Count the lines in the data below where the string "this" occurs, please, and give the number alone.
--- Start SUPPLIED INFORMATION ---
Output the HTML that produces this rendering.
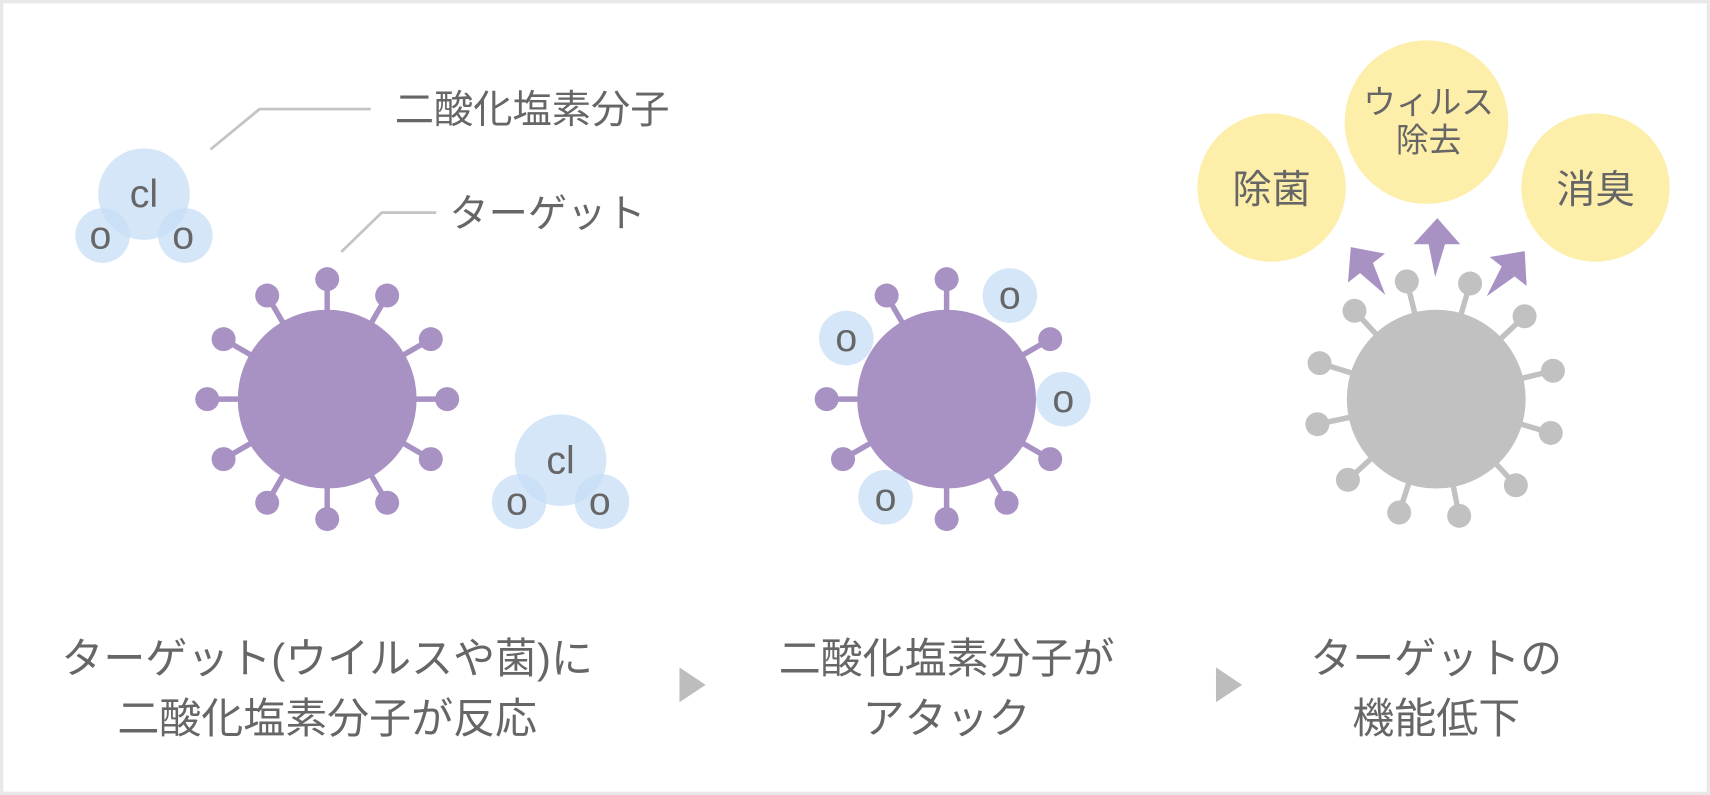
<!DOCTYPE html>
<html><head><meta charset="utf-8"><style>
html,body{margin:0;padding:0;background:#fff}
svg{display:block}
text{font-family:"Liberation Sans","Noto Sans CJK JP",sans-serif;fill:#666}
</style></head><body>
<svg width="1710" height="795" viewBox="0 0 1568 729" xmlns="http://www.w3.org/2000/svg">
<rect x="1.5" y="1.5" width="1565" height="726" fill="#fff" stroke="#e8e8e8" stroke-width="3"/>
<defs>
<g id="pv">
 <g stroke="#a892c3" stroke-width="5">
  <line x1="0" y1="0" x2="0" y2="-110"/><line x1="0" y1="0" x2="55" y2="-95"/><line x1="0" y1="0" x2="95" y2="-55"/>
  <line x1="0" y1="0" x2="110" y2="0"/><line x1="0" y1="0" x2="95" y2="55"/><line x1="0" y1="0" x2="55" y2="95"/>
  <line x1="0" y1="0" x2="0" y2="110"/><line x1="0" y1="0" x2="-55" y2="95"/><line x1="0" y1="0" x2="-95" y2="55"/>
  <line x1="0" y1="0" x2="-110" y2="0"/><line x1="0" y1="0" x2="-95" y2="-55"/><line x1="0" y1="0" x2="-55" y2="-95"/>
 </g>
 <g fill="#a892c3">
  <circle r="82"/>
  <circle cx="0" cy="-110" r="11"/><circle cx="55" cy="-95" r="11"/><circle cx="95" cy="-55" r="11"/>
  <circle cx="110" cy="0" r="11"/><circle cx="95" cy="55" r="11"/><circle cx="55" cy="95" r="11"/>
  <circle cx="0" cy="110" r="11"/><circle cx="-55" cy="95" r="11"/><circle cx="-95" cy="55" r="11"/>
  <circle cx="-110" cy="0" r="11"/><circle cx="-95" cy="-55" r="11"/><circle cx="-55" cy="-95" r="11"/>
 </g>
</g>
<g id="mol">
 <g fill="#c6ddf6" fill-opacity="0.75">
  <circle cx="0" cy="0" r="42"/><circle cx="-38" cy="38" r="25"/><circle cx="38" cy="38" r="25"/>
 </g>
 <text x="0" y="12" font-size="36" text-anchor="middle">cl</text>
 <text x="-40" y="50" font-size="36" text-anchor="middle">o</text>
 <text x="36" y="50" font-size="36" text-anchor="middle">o</text>
</g>
<g id="o">
 <circle r="25" fill="#c6ddf6" fill-opacity="0.75"/>
 <text x="0" y="12" font-size="36" text-anchor="middle">o</text>
</g>
</defs>

<use href="#mol" x="132" y="178"/>
<use href="#mol" x="514" y="422"/>
<polyline points="193,137 238,100 340,100" fill="none" stroke="#c4c4c4" stroke-width="2.5"/>
<polyline points="313,231 350,195 400,195" fill="none" stroke="#c4c4c4" stroke-width="2.5"/>
<text x="362" y="113" font-size="36">二酸化塩素分子</text>
<text x="412" y="208" font-size="36">ターゲット</text>
<use href="#pv" x="300" y="366"/>

<g transform="translate(868 366)">
 <g stroke="#a892c3" stroke-width="5">
  <line x1="0" y1="0" x2="0" y2="-110"/><line x1="0" y1="0" x2="95" y2="-55"/>
  <line x1="0" y1="0" x2="95" y2="55"/><line x1="0" y1="0" x2="55" y2="95"/>
  <line x1="0" y1="0" x2="0" y2="110"/><line x1="0" y1="0" x2="-95" y2="55"/>
  <line x1="0" y1="0" x2="-110" y2="0"/><line x1="0" y1="0" x2="-55" y2="-95"/>
 </g>
 <g fill="#a892c3">
  <circle r="82"/>
  <circle cx="0" cy="-110" r="11"/><circle cx="95" cy="-55" r="11"/>
  <circle cx="95" cy="55" r="11"/><circle cx="55" cy="95" r="11"/>
  <circle cx="0" cy="110" r="11"/><circle cx="-95" cy="55" r="11"/>
  <circle cx="-110" cy="0" r="11"/><circle cx="-55" cy="-95" r="11"/>
 </g>
</g>
<use href="#o" x="926" y="271"/>
<use href="#o" x="776" y="310"/>
<use href="#o" x="975" y="366"/>
<use href="#o" x="812" y="456"/>

<g stroke="#c1c1c1" stroke-width="5">
 <line x1="1317" y1="366" x2="1242" y2="285"/><line x1="1317" y1="366" x2="1290" y2="258"/><line x1="1317" y1="366" x2="1348" y2="260"/>
 <line x1="1317" y1="366" x2="1398" y2="290"/><line x1="1317" y1="366" x2="1210" y2="333"/><line x1="1317" y1="366" x2="1424" y2="340"/>
 <line x1="1317" y1="366" x2="1208" y2="389"/><line x1="1317" y1="366" x2="1422" y2="397"/><line x1="1317" y1="366" x2="1236" y2="440"/>
 <line x1="1317" y1="366" x2="1390" y2="445"/><line x1="1317" y1="366" x2="1283" y2="470"/><line x1="1317" y1="366" x2="1338" y2="473"/>
</g>
<g fill="#c1c1c1">
 <circle cx="1317" cy="366" r="82"/>
 <circle cx="1242" cy="285" r="11"/><circle cx="1290" cy="258" r="11"/><circle cx="1348" cy="260" r="11"/>
 <circle cx="1398" cy="290" r="11"/><circle cx="1210" cy="333" r="11"/><circle cx="1424" cy="340" r="11"/>
 <circle cx="1208" cy="389" r="11"/><circle cx="1422" cy="397" r="11"/><circle cx="1236" cy="440" r="11"/>
 <circle cx="1390" cy="445" r="11"/><circle cx="1283" cy="470" r="11"/><circle cx="1338" cy="473" r="11"/>
</g>
<g fill="#a892c3">
 <polygon points="1318,200 1339,224 1325,224 1316,254 1310,224 1296,224"/>
 <g transform="translate(-6 -16)"><polygon points="1318,200 1339,224 1325,224 1316,254 1310,224 1296,224" transform="rotate(-38 1316 230) translate(-66 -4)"/></g>
 <g transform="translate(6 -16)"><polygon points="1318,200 1339,224 1325,224 1316,254 1310,224 1296,224" transform="rotate(38 1316 230) translate(68 -4)"/></g>
</g>
<g fill="#fdeeaa">
 <circle cx="1166" cy="172" r="68"/><circle cx="1308" cy="112" r="75"/><circle cx="1463" cy="172" r="68"/>
</g>
<text x="1166" y="186" font-size="36" text-anchor="middle">除菌</text>
<text x="1463" y="186" font-size="36" text-anchor="middle">消臭</text>
<text x="1310" y="104" font-size="30" text-anchor="middle">ウィルス</text>
<text x="1310" y="139" font-size="30" text-anchor="middle">除去</text>

<g font-size="38.5" text-anchor="middle">
 <text x="300" y="617">ターゲット(ウイルスや菌)に</text>
 <text x="300" y="672">二酸化塩素分子が反応</text>
 <text x="868" y="617">二酸化塩素分子が</text>
 <text x="868" y="672">アタック</text>
 <text x="1317" y="617">ターゲットの</text>
 <text x="1317" y="672">機能低下</text>
</g>
<polygon points="623,612 623,644 647,628" fill="#bdbdbd"/>
<polygon points="1115,612 1115,644 1139,628" fill="#bdbdbd"/>
</svg>
</body></html>
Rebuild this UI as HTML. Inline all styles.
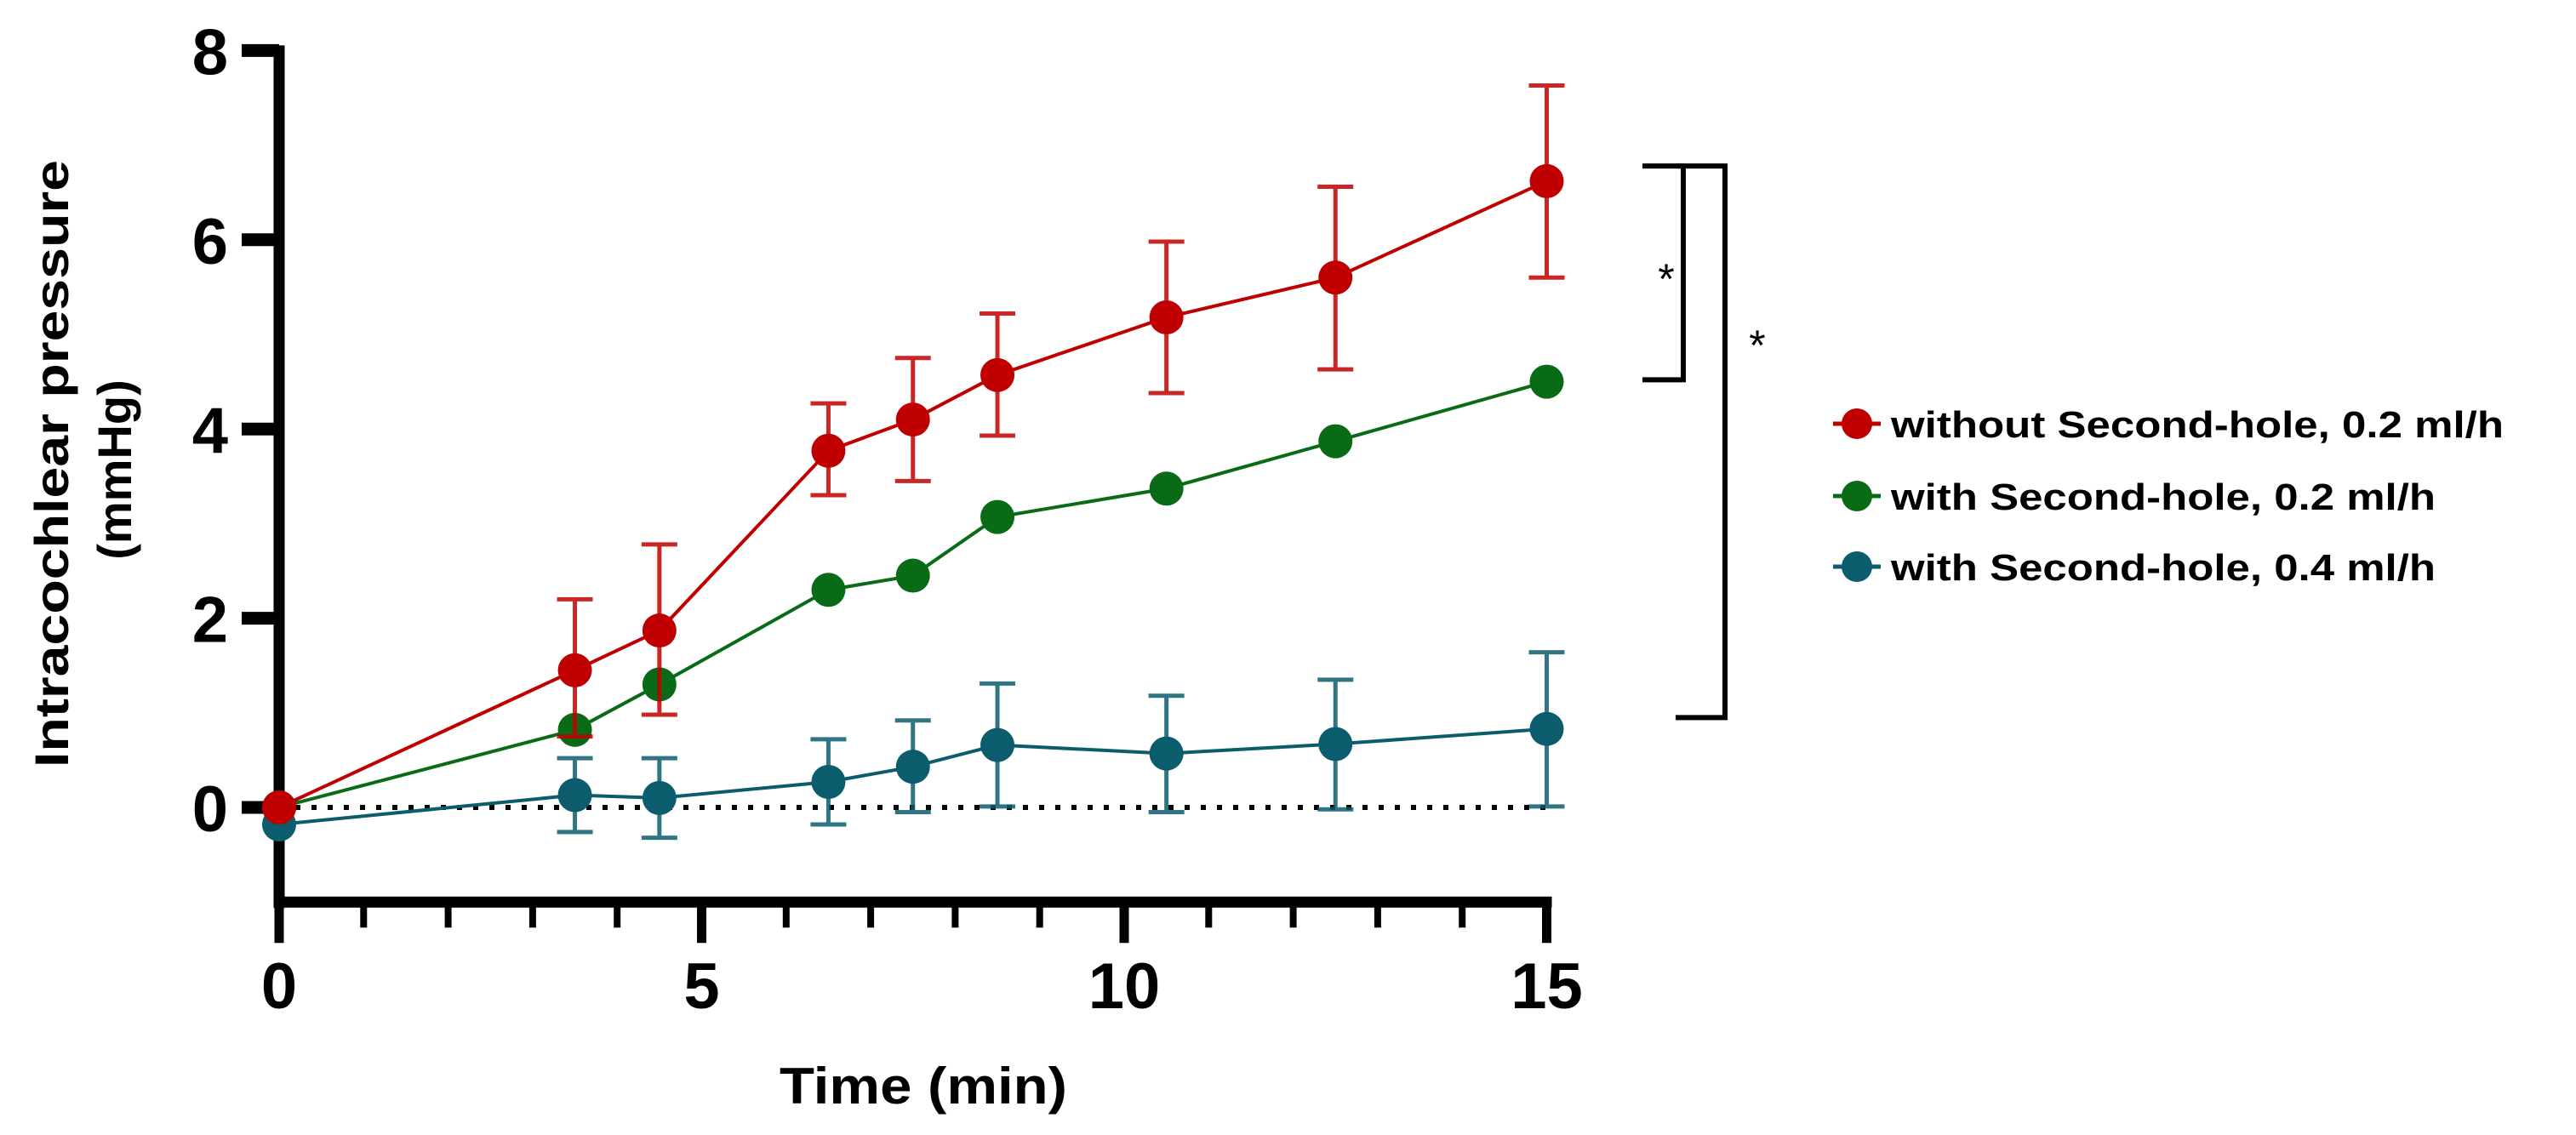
--- End SUPPLIED INFORMATION ---
◆ **RESPONSE TO THE TASK**
2